How severe thunderstorms impact energy infrastructure

How severe thunderstorms impact energy infrastructure

Earlier this year destructive thunderstorms and winds equivalent to a category two cyclone lashed Victoria, bending towers and toppling trees and poles.  So, how can thunderstorms damage energy infrastructure, and are these events getting worse?  

This event occurred during mid-February 2024, when a strong cold front generated severe thunderstorms and localised wind gusts of 130km/h after a prolonged period of extreme heat. The image below shows a squall line around 1,500km long causing lightning across four states in February. 

Image: Himawari-9 satellite image, lightning and radar on Tuesday, February 13 at 3pm AEDT. 
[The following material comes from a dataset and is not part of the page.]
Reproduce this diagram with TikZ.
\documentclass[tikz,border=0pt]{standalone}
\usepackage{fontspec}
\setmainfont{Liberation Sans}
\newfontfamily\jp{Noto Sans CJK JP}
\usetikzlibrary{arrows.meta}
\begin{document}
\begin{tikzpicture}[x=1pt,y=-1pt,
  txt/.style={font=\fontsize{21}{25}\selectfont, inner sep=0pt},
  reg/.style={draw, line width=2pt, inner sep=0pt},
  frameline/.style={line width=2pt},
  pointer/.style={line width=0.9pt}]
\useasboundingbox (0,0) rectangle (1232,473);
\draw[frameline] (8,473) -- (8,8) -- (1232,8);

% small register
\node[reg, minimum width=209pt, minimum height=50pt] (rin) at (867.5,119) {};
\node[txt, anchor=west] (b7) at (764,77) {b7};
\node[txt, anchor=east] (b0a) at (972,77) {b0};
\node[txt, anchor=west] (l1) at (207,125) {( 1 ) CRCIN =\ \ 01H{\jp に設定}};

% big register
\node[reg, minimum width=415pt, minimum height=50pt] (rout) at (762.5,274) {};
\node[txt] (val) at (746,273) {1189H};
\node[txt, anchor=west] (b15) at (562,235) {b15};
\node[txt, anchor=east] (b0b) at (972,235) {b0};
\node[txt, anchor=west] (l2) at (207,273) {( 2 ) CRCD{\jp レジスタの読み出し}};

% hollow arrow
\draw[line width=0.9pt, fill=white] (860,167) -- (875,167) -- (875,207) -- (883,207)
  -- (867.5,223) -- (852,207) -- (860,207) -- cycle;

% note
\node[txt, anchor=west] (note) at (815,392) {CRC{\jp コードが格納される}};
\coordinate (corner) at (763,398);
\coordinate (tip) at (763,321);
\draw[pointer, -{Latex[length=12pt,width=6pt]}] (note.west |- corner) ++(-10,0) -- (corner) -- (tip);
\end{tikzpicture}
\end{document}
The destructive winds were caused by microbursts, which bent towers and toppled trees and poles in Vic, leaving thousands without power 

Image: Damaged transmission towers at Anakie, Source: AAP 

Microbursts are a localised column of sinking air (downdraft) within a thunderstorm and is usually less than 4km wide. The cold, heavy air within this downdraft descends rapidly to the surface and then spreads out in all directions as it hits the ground. The image below shows how wind gusts are produced in thunderstorms. 
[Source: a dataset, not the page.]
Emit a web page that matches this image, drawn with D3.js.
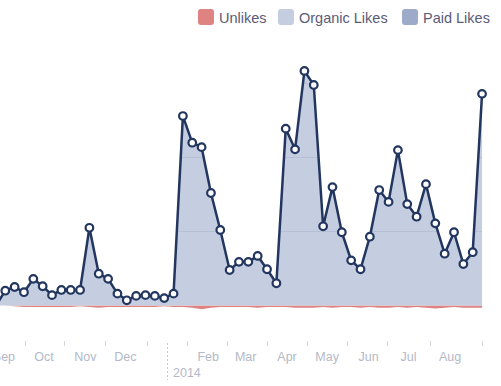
<!DOCTYPE html>
<html>
<head>
<meta charset="utf-8">
<script src="https://cdn.jsdelivr.net/npm/d3@7"></script>
<style>
  body { margin: 0; background: #fff; }
  svg { display: block; font-family: "Liberation Sans", Arial, sans-serif; }
  .legend text { font-size: 14.5px; fill: #5a5b78; }
  .x-axis text { font-size: 12.5px; fill: #b3b9c7; }
</style>
</head>
<body>
<div id="chart"></div>
<script>
// weekly points
const WEEKS = [
  "2013-08-26", "2013-09-02", "2013-09-09", "2013-09-16", "2013-09-23", "2013-09-30",
  "2013-10-07", "2013-10-14", "2013-10-21", "2013-10-28", "2013-11-04", "2013-11-11",
  "2013-11-18", "2013-11-25", "2013-12-02", "2013-12-09", "2013-12-16", "2013-12-23",
  "2013-12-30", "2014-01-06", "2014-01-13", "2014-01-20", "2014-01-27", "2014-02-03",
  "2014-02-10", "2014-02-17", "2014-02-24", "2014-03-03", "2014-03-10", "2014-03-17",
  "2014-03-24", "2014-03-31", "2014-04-07", "2014-04-14", "2014-04-21", "2014-04-28",
  "2014-05-05", "2014-05-12", "2014-05-19", "2014-05-26", "2014-06-02", "2014-06-09",
  "2014-06-16", "2014-06-23", "2014-06-30", "2014-07-07", "2014-07-14", "2014-07-21",
  "2014-07-28", "2014-08-04", "2014-08-11", "2014-08-18", "2014-08-25",
];

const organicLikes = [
  0, 20, 25, 18, 36, 26, 14, 21, 21, 21, 105, 43, 36, 16, 7, 13, 14, 13, 10,
  16, 256, 220, 214, 152, 102, 48, 59, 59, 67, 49, 30, 239, 211, 317, 298,
  107, 160, 99, 61, 49, 93, 156, 140, 210, 137, 120, 164, 111, 70, 99, 56,
  72, 286,
];

const paidLikes = [
  0, 0, 0, 0, 0, 0, 0, 0, 0, 0, 0, 0, 0, 0, 0, 0, 0, 0, 0, 0, 0, 0, 0, 0, 0,
  0, 0, 0, 0, 0, 0, 0, 0, 0, 0, 0, 0, 0, 0, 0, 0, 0, 0, 0, 0, 0, 0, 0, 0, 0,
  0, 0, 0,
];

const unlikes = [
  0, 0, 1, 2, 2, 2, 2, 2, 2, 1, 2, 3, 2, 2, 2, 2, 2, 2, 1, 2, 2, 3, 5, 3, 2,
  2, 2, 2, 3, 2, 2, 2, 3, 3, 3, 2, 3, 2, 2, 3, 2, 3, 3, 2, 3, 2, 3, 4, 3, 2,
  3, 3, 3,
];

const MONTH_LABELS = [
  ["2013-09-01", "Sep"], ["2013-10-01", "Oct"], ["2013-11-01", "Nov"],
  ["2013-12-01", "Dec"], ["2014-02-01", "Feb"], ["2014-03-01", "Mar"],
  ["2014-04-01", "Apr"], ["2014-05-01", "May"], ["2014-06-01", "Jun"],
  ["2014-07-01", "Jul"], ["2014-08-01", "Aug"],
];
const TICK_DATES = [
  "2013-09-17", "2013-10-16", "2013-11-16", "2013-12-17", "2014-01-16",
  "2014-02-15", "2014-03-17", "2014-04-16", "2014-05-16", "2014-06-15",
  "2014-07-17", "2014-08-25",
];
const YEAR_MARK = ["2014-01-01", "2014"];
const GRID_VALUES = [100, 200, 300];

const LEGEND = [
  { name: "Unlikes", color: "#df8282" },
  { name: "Organic Likes", color: "#c5cde0" },
  { name: "Paid Likes", color: "#9eaaca" },
];

const parseDate = d3.utcParse("%Y-%m-%d");
const width = 501,
  height = 386;
const lineColor = "#22365f";

const data = WEEKS.map((w, i) => ({
  date: parseDate(w),
  organic: organicLikes[i],
  paid: paidLikes[i],
  unlikes: unlikes[i],
}));

const svg = d3
  .select("#chart")
  .append("svg")
  .attr("width", width)
  .attr("height", height);

const xScale = d3
  .scaleUtc()
  .domain([parseDate("2013-10-01"), parseDate("2014-08-01")])
  .range([44, 450]);

const yScale = d3.scaleLinear().domain([0, 400]).range([305.5, 9.5]);

// clip everything to the svg
svg
  .append("clipPath")
  .attr("id", "plot-clip")
  .append("rect")
  .attr("width", width)
  .attr("height", 340);

const plot = svg.append("g").attr("clip-path", "url(#plot-clip)");

const organicArea = d3
  .area()
  .x((d) => xScale(d.date))
  .y0(yScale(0))
  .y1((d) => yScale(d.organic));

const paidArea = d3
  .area()
  .x((d) => xScale(d.date))
  .y0((d) => yScale(d.organic))
  .y1((d) => yScale(d.organic + d.paid));

const unlikeArea = d3
  .area()
  .x((d) => xScale(d.date))
  .y0(yScale(0))
  .y1((d) => yScale(-d.unlikes));

const totalLine = d3
  .line()
  .x((d) => xScale(d.date))
  .y((d) => yScale(d.organic + d.paid));

plot
  .append("path")
  .attr("d", unlikeArea(data))
  .attr("fill", LEGEND[0].color);

plot
  .append("path")
  .attr("d", organicArea(data))
  .attr("fill", LEGEND[1].color);

plot
  .append("path")
  .attr("d", paidArea(data))
  .attr("fill", LEGEND[2].color);

// grid lines only show where they cross the filled area
svg
  .append("clipPath")
  .attr("id", "area-clip")
  .append("path")
  .attr("d", organicArea(data));

plot
  .append("g")
  .attr("clip-path", "url(#area-clip)")
  .selectAll("line")
  .data(GRID_VALUES)
  .join("line")
  .attr("x1", 0)
  .attr("x2", width)
  .attr("y1", (d) => yScale(d))
  .attr("y2", (d) => yScale(d))
  .attr("stroke", "#b6c0d4")
  .attr("stroke-width", 1);

plot
  .append("path")
  .attr("d", totalLine(data))
  .attr("fill", "none")
  .attr("stroke", lineColor)
  .attr("stroke-width", 2.5)
  .attr("stroke-linejoin", "round");

plot
  .selectAll(".dot")
  .data(data.slice(1))
  .join("circle")
  .attr("class", "dot")
  .attr("cx", (d) => xScale(d.date))
  .attr("cy", (d) => yScale(d.organic + d.paid))
  .attr("r", 3.8)
  .attr("fill", "#fff")
  .attr("stroke", lineColor)
  .attr("stroke-width", 2.2);

// x axis
const xAxis = svg.append("g").attr("class", "x-axis");

xAxis
  .selectAll(".tick")
  .data(TICK_DATES.map(parseDate))
  .join("line")
  .attr("class", "tick")
  .attr("x1", (d) => Math.round(xScale(d)) + 0.5)
  .attr("x2", (d) => Math.round(xScale(d)) + 0.5)
  .attr("y1", 341)
  .attr("y2", 346)
  .attr("stroke", "#d3d7df");

xAxis
  .selectAll(".month")
  .data(MONTH_LABELS)
  .join("text")
  .attr("class", "month")
  .attr("x", (d) => xScale(parseDate(d[0])))
  .attr("y", 361)
  .attr("text-anchor", "middle")
  .text((d) => d[1]);

const yearX = Math.round(xScale(parseDate(YEAR_MARK[0]))) + 0.5;
xAxis
  .append("line")
  .attr("x1", yearX)
  .attr("x2", yearX)
  .attr("y1", 343)
  .attr("y2", 380)
  .attr("stroke", "#c3c8d2")
  .attr("stroke-dasharray", "2,2");

xAxis
  .append("text")
  .attr("x", yearX + 5.5)
  .attr("y", 377)
  .text(YEAR_MARK[1]);

// legend
const legendX = [198, 278, 402];
const legend = svg
  .append("g")
  .attr("class", "legend")
  .selectAll("g")
  .data(LEGEND)
  .join("g")
  .attr("transform", (d, i) => `translate(${legendX[i]}, 9)`);

legend
  .append("rect")
  .attr("width", 16)
  .attr("height", 16)
  .attr("rx", 3)
  .attr("fill", (d) => d.color);

legend
  .append("text")
  .attr("x", 21)
  .attr("y", 14)
  .text((d) => d.name);
</script>
</body>
</html>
Microbursts can be destructive and cause wind gusts above 100 km/h, which can be a risk for power infrastructure. The force applied to the structure is roughly proportional to the speed squared. 

Fierce wind gusts from thunderstorms can: 

  • Knock down trees, which can fall onto power lines 
  • Topple poles 
  • Knock out transmission towers. 

Microbursts typically occur during the warmer months of the year and, unfortunately, they can develop rapidly and last for only a short period of time, making them difficult to predict and warn communities about.  

Have these thunderstorm events become more severe in Victoria?  

The severe thunderstorm season across southern Australia occurs during the warmer months of the year, between November and April.  

While thunderstorms are more common across northern Australia, Qld, and NSW, they do occur frequently in the summer months. The map below shows the annual average lightning density in Vic between July 2014 and June 2023, with the most lightning occurring in the northeast high country each year.   


Image: Weatherzone’s Total Lightning Network Annual lightning density mean between July 2014 and June 2023. 

You can see in the map above that lightning is common to the north of Ballarat near Learmonth and Miners Rest, with the region seeing 37.7 pulses per year. The high country near Benalla and Whitfield recorded an average of 28.1 pulses, Thorpdale in Gippsland saw 24.5 pulses, and Melbourne only 8.2 pulses per year.   

Research has shown that the warming climate is increasing the risk of heatwaves and bushfires, which can impact energy infrastructure. Unfortunately, it is unknown how global warming will affect thunderstorms and their associated destructive winds. To research climate change's impact on thunderstorms, we would need quality data that dates back well into history. Unfortunately, detecting lightning is a fairly new phenomena, so a solid climate base to compare data to is not currently existent.  

According to the University of Melbourne researchers and Watt Clarity, ‘The evidence we do have suggests continued climate change may potentially increase the risk of extreme winds from thunderstorms. This is partly due to more moist and unstable air, which are essential for thunderstorms to form. We think these conditions could occur more often with climate change, in part because warmer air can hold more moisture.’  

Indeed, much of Australia had an unusually stormy summer 2023/24, with Melbourne, Canberra and Brisbane all seeing 5 to 6 extra storm days a season. The map below shows that an unusually high number of thunder days were seen over most of Qld, NSW, SA, Vic, the ACT and Tas during the summer of 2023/24 compared to the average of the most recent nine years. 

Image: Thunder day anomalies for summer 2023-24 versus the average thunder days for the nation’s nine most recent summers (2014/15 to 2022/23).